Ancien champion du monde de duathlon, Bart accuse toujours un léger retard en natation, qu’il espère combler à vélo et, surtout, à pied, son point fort. "Les prévisions météo annoncent moins chaud et donc moins dur que d’habitude. Mais je me méfie ! Hawaï réserve toujours des surprises. Il ne faut pas établir de plan à l’avance parce qu’il est souvent bouleversé en course…"
Après une courte, mais bonne nuit, le lever est prévu à 4 h.
L’Ironman d’Hawaï ? Un mythe, un must !
Prendre un jour le départ de l’Ironman d’Hawaï est, pour beaucoup de triathlètes, une manière d’entrer dans l’histoire de leur sport. La légende affirme que c’est à Hawaï qu’est né l’Ironman, un soir de janvier 1978, au Primo Gardens de Pearl City, une taverne près de Pearl Harbour. Ce soir-là, John Collins, commandant de la Navy, proposa d’enchaîner les 3,8 km de la Waikiki Rough Water Swim, épreuve de natation, les 180 km du tour de l’île à vélo et les 42,195 km du marathon d’Honolulu. Le vainqueur serait baptisé Ironman (Homme de fer). Et le 18 février 1978, ils furent quinze à prendre le départ. 11h46.58 plus tard, Gordon Haller, un ancien membre de la Navy devenu chauffeur de taxi à Honolulu, devint le premier Ironman devant onze autres finishers. L’année suivante, Lynn Lemaire devint la première Femme de fer. En plus de trente ans, l’histoire de l’Ironman d’Hawaï est jalonnée de victoires, de records, d’exploits et de drames. Plusieurs hommes et femmes ont marqué l’épreuve, à l’image de Dave Scott, surnommé The Man, et de Mark Allen, surnommé The Grip, tous deux vainqueurs à six reprises. Huit fois victorieuse, Paula Newby-Fraser détient, quant à elle, le record féminin…
Alexandra Tondeur : "J’en veux plus qu’en 2016"
La Brabançonne avait réussi ses débuts hawaïens avec une 19e place, en 9h46.49
Pour sa première, l’an dernier, à Hawaï, Alexandra Tondeur s’était couchée les jambes lourdes, mais le cœur léger. Et des images plein la tête, heureuse d’avoir réussi ses débuts sur cette épreuve mythique.

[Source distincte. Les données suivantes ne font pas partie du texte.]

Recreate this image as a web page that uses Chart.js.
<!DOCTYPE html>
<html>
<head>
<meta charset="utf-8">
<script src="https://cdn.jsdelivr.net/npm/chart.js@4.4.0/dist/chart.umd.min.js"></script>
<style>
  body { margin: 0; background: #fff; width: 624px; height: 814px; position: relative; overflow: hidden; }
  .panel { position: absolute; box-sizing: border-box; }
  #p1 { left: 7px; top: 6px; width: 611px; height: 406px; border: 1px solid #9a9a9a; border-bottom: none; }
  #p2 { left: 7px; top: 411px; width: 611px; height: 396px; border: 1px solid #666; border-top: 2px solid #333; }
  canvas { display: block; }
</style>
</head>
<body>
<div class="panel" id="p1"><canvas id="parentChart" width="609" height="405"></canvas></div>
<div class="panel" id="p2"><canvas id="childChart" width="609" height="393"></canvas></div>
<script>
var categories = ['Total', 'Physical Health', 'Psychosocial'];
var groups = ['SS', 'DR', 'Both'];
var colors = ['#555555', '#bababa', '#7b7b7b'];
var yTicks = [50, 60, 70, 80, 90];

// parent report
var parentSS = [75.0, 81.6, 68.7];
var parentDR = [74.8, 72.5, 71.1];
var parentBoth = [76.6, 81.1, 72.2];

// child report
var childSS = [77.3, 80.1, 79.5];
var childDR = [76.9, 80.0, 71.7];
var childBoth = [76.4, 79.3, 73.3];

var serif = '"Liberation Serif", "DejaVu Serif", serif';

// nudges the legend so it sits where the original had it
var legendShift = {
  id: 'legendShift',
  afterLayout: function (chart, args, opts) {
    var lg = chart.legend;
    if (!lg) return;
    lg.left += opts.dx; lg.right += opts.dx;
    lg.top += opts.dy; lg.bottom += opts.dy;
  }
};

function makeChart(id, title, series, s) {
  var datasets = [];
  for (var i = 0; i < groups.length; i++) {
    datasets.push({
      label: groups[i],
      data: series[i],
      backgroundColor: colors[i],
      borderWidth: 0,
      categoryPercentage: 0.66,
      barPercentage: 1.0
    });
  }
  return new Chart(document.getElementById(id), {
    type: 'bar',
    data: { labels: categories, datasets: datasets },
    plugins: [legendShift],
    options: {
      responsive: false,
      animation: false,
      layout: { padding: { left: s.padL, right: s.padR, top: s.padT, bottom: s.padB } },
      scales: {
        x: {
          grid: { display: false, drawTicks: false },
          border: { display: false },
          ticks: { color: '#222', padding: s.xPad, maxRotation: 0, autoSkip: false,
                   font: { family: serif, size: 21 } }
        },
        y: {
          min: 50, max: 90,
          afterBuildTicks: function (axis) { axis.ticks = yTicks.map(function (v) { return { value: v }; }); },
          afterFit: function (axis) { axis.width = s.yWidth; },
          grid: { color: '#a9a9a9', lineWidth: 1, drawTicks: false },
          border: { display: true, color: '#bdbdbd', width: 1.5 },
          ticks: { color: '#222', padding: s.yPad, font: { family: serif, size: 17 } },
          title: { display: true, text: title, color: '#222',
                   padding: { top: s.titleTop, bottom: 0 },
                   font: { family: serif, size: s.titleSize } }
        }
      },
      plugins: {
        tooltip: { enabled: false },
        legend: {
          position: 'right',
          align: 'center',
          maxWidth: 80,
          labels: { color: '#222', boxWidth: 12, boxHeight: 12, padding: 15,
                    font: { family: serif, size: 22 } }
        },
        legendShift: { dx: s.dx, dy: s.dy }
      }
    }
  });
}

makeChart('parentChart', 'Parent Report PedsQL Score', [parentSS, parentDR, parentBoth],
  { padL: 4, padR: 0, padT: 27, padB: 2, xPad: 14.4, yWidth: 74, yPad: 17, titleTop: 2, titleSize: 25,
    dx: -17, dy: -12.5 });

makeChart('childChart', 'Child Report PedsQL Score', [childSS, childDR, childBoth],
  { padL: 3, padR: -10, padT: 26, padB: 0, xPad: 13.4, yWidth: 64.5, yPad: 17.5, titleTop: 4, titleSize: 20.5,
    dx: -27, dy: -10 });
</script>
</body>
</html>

La Brabançonne avait parfaitement justifié la confiance placée en elle par son coach, Luc Van Lierde. "J’avais bien géré, même si j’avais aussi l’impression d’avoir été sur la défensive. J’avais connu deux moments très délicats. Le premier, à vélo, lors du demi-tour à Hawi. Le second, à pied, lors de la traversée d’ Energy Lab …"

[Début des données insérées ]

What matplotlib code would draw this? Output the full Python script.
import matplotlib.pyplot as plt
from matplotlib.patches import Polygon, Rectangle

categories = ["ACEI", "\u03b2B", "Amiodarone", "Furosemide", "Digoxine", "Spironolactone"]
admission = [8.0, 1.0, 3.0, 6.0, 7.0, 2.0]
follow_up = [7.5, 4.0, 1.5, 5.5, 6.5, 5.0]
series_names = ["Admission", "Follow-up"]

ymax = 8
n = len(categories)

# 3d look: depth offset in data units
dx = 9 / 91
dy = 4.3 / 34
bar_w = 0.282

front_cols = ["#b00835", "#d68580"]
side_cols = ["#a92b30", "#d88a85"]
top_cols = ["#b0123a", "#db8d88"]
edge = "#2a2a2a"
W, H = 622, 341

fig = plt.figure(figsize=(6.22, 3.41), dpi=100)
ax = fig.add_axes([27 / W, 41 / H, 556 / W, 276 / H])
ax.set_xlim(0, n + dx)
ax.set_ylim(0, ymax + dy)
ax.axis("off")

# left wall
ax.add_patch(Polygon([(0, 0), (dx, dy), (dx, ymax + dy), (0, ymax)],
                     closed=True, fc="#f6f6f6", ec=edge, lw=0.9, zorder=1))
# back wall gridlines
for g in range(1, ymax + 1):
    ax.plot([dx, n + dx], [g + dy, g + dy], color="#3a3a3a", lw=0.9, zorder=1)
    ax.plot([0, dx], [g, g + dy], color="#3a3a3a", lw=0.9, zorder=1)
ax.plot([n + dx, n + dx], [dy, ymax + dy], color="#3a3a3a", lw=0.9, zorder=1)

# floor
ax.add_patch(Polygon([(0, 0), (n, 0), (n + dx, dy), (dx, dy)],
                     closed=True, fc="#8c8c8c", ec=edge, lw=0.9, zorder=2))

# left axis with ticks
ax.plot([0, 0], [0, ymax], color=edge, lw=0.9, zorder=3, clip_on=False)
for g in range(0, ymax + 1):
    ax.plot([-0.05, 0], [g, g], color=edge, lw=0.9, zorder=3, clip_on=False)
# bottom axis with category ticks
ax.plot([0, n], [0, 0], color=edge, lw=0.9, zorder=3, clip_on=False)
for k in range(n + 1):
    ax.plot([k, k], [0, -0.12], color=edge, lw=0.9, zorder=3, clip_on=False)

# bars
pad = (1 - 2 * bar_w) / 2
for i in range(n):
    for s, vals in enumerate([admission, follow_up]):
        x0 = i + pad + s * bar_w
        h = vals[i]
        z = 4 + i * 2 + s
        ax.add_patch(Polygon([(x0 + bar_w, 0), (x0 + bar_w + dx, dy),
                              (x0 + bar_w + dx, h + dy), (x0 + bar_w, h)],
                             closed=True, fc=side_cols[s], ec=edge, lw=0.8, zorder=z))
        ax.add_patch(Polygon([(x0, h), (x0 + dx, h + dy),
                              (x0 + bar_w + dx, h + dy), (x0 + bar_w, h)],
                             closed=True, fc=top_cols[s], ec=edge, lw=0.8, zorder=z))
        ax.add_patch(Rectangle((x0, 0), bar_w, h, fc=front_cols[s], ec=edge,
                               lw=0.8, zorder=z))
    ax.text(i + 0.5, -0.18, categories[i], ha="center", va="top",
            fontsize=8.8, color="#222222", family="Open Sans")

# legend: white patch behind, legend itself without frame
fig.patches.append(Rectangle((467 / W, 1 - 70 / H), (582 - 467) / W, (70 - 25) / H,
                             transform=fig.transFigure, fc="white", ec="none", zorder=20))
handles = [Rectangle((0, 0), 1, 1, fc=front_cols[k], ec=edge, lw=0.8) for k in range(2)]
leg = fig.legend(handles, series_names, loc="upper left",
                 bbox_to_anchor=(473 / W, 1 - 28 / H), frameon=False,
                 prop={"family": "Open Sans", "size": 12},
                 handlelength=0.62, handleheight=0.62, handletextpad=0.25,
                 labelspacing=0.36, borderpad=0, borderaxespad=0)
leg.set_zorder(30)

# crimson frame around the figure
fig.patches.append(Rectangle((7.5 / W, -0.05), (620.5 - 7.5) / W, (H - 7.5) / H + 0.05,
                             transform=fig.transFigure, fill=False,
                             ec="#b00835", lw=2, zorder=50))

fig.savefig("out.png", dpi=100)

Forte de cette expérience et de son titre de vice-championne d’Europe, début juillet, à Francfort, Alex se présente désormais avec ambition. Elle évoque le Top 15, mais espère le Top 10. Et, avec elle, tout est possible !

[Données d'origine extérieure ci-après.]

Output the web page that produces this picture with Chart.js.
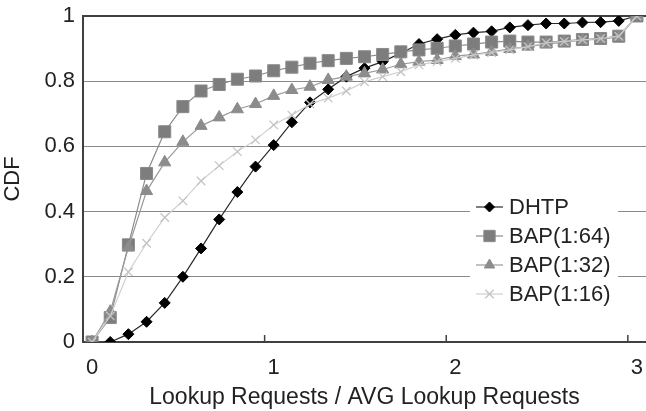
<!DOCTYPE html>
<html><head><meta charset="utf-8">
<script src="https://cdn.jsdelivr.net/npm/chart.js@4/dist/chart.umd.min.js"></script>
<style>html,body{margin:0;padding:0;background:#fff;}#wrap{width:646px;height:411px;}</style>
</head><body><div id="wrap"><canvas id="c" width="646" height="411"></canvas></div>
<script>
// categories: Lookup Requests / AVG Lookup Requests, step 0.1
const xCategories = ['0','0.1','0.2','0.3','0.4','0.5','0.6','0.7','0.8','0.9','1','1.1','1.2','1.3','1.4','1.5','1.6','1.7','1.8','1.9','2','2.1','2.2','2.3','2.4','2.5','2.6','2.7','2.8','2.9','3'];
const xTickLabels = ['0','1','2','3'];
const yTickValues = [0, 0.2, 0.4, 0.6, 0.8, 1];
const seriesNames = ['DHTP','BAP(1:64)','BAP(1:32)','BAP(1:16)'];
const dhtp  = [null,0.0,0.024,0.062,0.12,0.2,0.287,0.376,0.46,0.538,0.604,0.674,0.735,0.775,0.814,0.84,0.86,0.886,0.914,0.929,0.942,0.949,0.953,0.965,0.972,0.977,0.977,0.98,0.981,0.985,1.0];
const bap64 = [0,0.075,0.298,0.517,0.645,0.722,0.77,0.79,0.806,0.816,0.832,0.843,0.855,0.863,0.87,0.875,0.882,0.89,0.896,0.901,0.908,0.914,0.92,0.923,0.92,0.92,0.923,0.928,0.931,0.938,1.0];
const bap32 = [0,0.093,0.29,0.463,0.551,0.614,0.663,0.689,0.714,0.73,0.755,0.773,0.783,0.804,0.814,0.824,0.836,0.852,0.86,0.865,0.877,0.882,0.89,0.899,0.906,0.914,0.92,0.926,0.929,0.936,1.0];
const bap16 = [0,0.08,0.215,0.303,0.382,0.433,0.494,0.541,0.584,0.62,0.666,0.696,0.73,0.748,0.77,0.798,0.814,0.829,0.85,0.86,0.87,0.88,0.888,0.896,0.906,0.918,0.922,0.927,0.931,0.938,1.0];

const FONT = "'Liberation Sans', Arial, sans-serif";
Chart.defaults.font.family = FONT;
Chart.defaults.font.size = 22;
Chart.defaults.color = '#222';

const overlay = {
  id: 'overlay',
  afterDatasetsDraw(chart) {
    const {ctx} = chart;
    const x = chart.scales.x, y = chart.scales.y;
    ctx.save();
    // inward tick marks on category axis
    ctx.strokeStyle = '#404040'; ctx.lineWidth = 1.5;
    for (let k = 1; k < xTickLabels.length; k++) {
      const px = (x.getPixelForValue(k * 10 - 1) + x.getPixelForValue(k * 10)) / 2;
      ctx.beginPath(); ctx.moveTo(px, y.bottom); ctx.lineTo(px, y.bottom - 7); ctx.stroke();
    }
    // legend
    const bx = 470, by = 195, bw = 148, bh = 114;
    ctx.fillStyle = '#fff';
    ctx.fillRect(bx, by, bw, bh);
    const rows = [207, 236, 265, 294];
    chart.data.datasets.forEach((ds, i) => {
      const ry = rows[i];
      ctx.strokeStyle = ds.borderColor; ctx.lineWidth = ds.borderWidth;
      ctx.beginPath(); ctx.moveTo(476, ry); ctx.lineTo(503, ry); ctx.stroke();
      ctx.fillStyle = ds.pointBackgroundColor; ctx.strokeStyle = ds.pointBorderColor;
      ctx.lineWidth = ds.pointBorderWidth;
      Chart.helpers.drawPoint(ctx, {pointStyle: ds.pointStyle, radius: ds.legendRadius, rotation: 0, borderWidth: ds.pointBorderWidth}, 489.5, ry);
      ctx.fillStyle = '#222';
      ctx.font = '22px ' + FONT;
      ctx.textBaseline = 'middle'; ctx.textAlign = 'left';
      ctx.fillText(ds.label, 509, ry + 1);
    });
    ctx.restore();
  }
};

new Chart(document.getElementById('c'), {
  type: 'line',
  data: {
    labels: xCategories,
    datasets: [
      {label: seriesNames[0], data: dhtp, order: 4, borderColor: '#2a2a2a', borderWidth: 1.2,
       pointStyle: 'rectRot', pointRadius: 5.5, legendRadius: 5, pointBackgroundColor: '#000', pointBorderColor: '#000', pointBorderWidth: 1},
      {label: seriesNames[1], data: bap64, order: 3, borderColor: '#8a8a8a', borderWidth: 1.2,
       pointStyle: 'rect', pointRadius: 8.5, legendRadius: 8, pointBackgroundColor: '#7d7d7d', pointBorderColor: '#8a8a8a', pointBorderWidth: 1},
      {label: seriesNames[2], data: bap32, order: 2, borderColor: '#9a9a9a', borderWidth: 1.2,
       pointStyle: 'triangle', pointRadius: 7, legendRadius: 6, pointBackgroundColor: '#8c8c8c', pointBorderColor: '#8c8c8c', pointBorderWidth: 1},
      {label: seriesNames[3], data: bap16, order: 1, borderColor: '#cfcfcf', borderWidth: 1.2,
       pointStyle: 'crossRot', pointRadius: 6, legendRadius: 6, pointBackgroundColor: '#c4c4c4', pointBorderColor: '#c4c4c4', pointBorderWidth: 1.3}
    ]
  },
  options: {
    responsive: false,
    animation: false,
    events: [],
    layout: {autoPadding: false, padding: {top: 16, right: 0, left: 0, bottom: 0}},
    elements: {line: {tension: 0}},
    plugins: {legend: {display: false}, tooltip: {enabled: false}},
    scales: {
      x: {
        type: 'category', offset: true,
        grid: {display: false, drawTicks: false},
        border: {display: true, color: '#404040', width: 2},
        ticks: {autoSkip: false, maxRotation: 0, minRotation: 0, padding: 13, color: '#222',
          callback: (v, idx) => (idx % 10 === 0 ? xTickLabels[idx / 10] : '')},
        title: {display: true, text: 'Lookup Requests / AVG Lookup Requests', color: '#222', font: {size: 23}, padding: {top: 0, bottom: 0}},
        afterFit: s => { s.height = 69; s.paddingLeft = 0; s.paddingRight = 0; }
      },
      y: {
        min: 0, max: 1,
        afterBuildTicks: s => { s.ticks = yTickValues.map(v => ({value: v})); },
        grid: {drawTicks: false,
          color: c => c.tick && c.tick.value === 1 ? '#404040' : (c.tick && c.tick.value === 0 ? 'rgba(0,0,0,0)' : '#8a8a8a'),
          lineWidth: c => c.tick && c.tick.value === 1 ? 2 : 1},
        border: {display: true, color: '#404040', width: 2},
        ticks: {padding: 8, color: '#222', callback: v => String(+(+v).toFixed(1))},
        title: {display: true, text: 'CDF', color: '#222', padding: 0},
        afterFit: s => { s.width = 83; s.paddingTop = 0; s.paddingBottom = 0; }
      }
    }
  },
  plugins: [overlay]
});
</script>
</body></html>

Un parcours rectiligne et vallonné
En plus de la chaleur, le parcours de l’Ironman d’Hawaï est monotone. Le départ de la natation est donné dans la baie de Kailua-Kona. Le parcours dans l’eau ressemble à un rectangle dont la longueur est de 1,8 km et la largeur de 100 m. Autant dire qu’il y a du monde à la bouée pour amorcer le retour, dans le sens des aiguilles d’une montre, vers la première zone de transition. Après un crochet vers le sud, le parcours à vélo remonte vers le nord en longeant la côte jusqu’à Hawaï. Il est vallonné avec des bosses d’un maximum de 6 %. Le vent est un élément avec lequel les triathlètes doivent compter car il est parfois assez violent. Tout au long du tracé, il y a des postes de ravitaillement en eau, boissons énergétiques, gels. Au retour, dans la deuxième zone de transition, débute le marathon qui, lui aussi, longe en partie la côte jusqu’au lieu-dit Energy Lab. Sous le niveau de la mer, celui-ci est réputé pour être l’endroit le plus chaud du circuit avec jusqu’à 40° à ce moment de la journée. Autant dire que la victoire se joue souvent là. Après de longs moments de solitude sur ces routes, la récompense vient au bout et elle est intense puisque l’arrivée a toujours lieu devant des milliers de personnes.
COMMENTAIRE: Imbattables Allemands ?
Par Guy Beauclercq.Sur les 40 éditions masculines de l’ Ironman d’Hawaï, cinq pays seulement se sont imposés : les États-Unis (20 fois), l’Allemagne et l’Australie (7), la Belgique et le Canada (3). Une question de tradition… L’Américain Dave Scott a inspiré Mark Allen, tous deux vainqueurs à six reprises. Idem pour Luc Van Lierde avec Frederik Van Lierde et l’Allemand Normann Stadler, victorieux en 2004 et 2006, avec Sebastian Kienle et Jan Frodeno. Champion olympique en 2008, à Pékin, celui-ci est encore le grandissime favori cette année. Mais il devra se méfier d’un autre compatriote, en la personne de Patrick Lange, troisième l’an dernier après avoir purgé une pénalité de cinq minutes, comme Fred Van Lierde, sans laquelle il aurait peut-être déjà gagné ! Alors, imbattables Allemands ? Eux le croient ! Mais Frederik Van Lierde (et d’autres…) ne le pense pas. Le Flandrien a, en tout cas, tout mis en œuvre pour les battre et s’imposer une deuxième fois à Kona.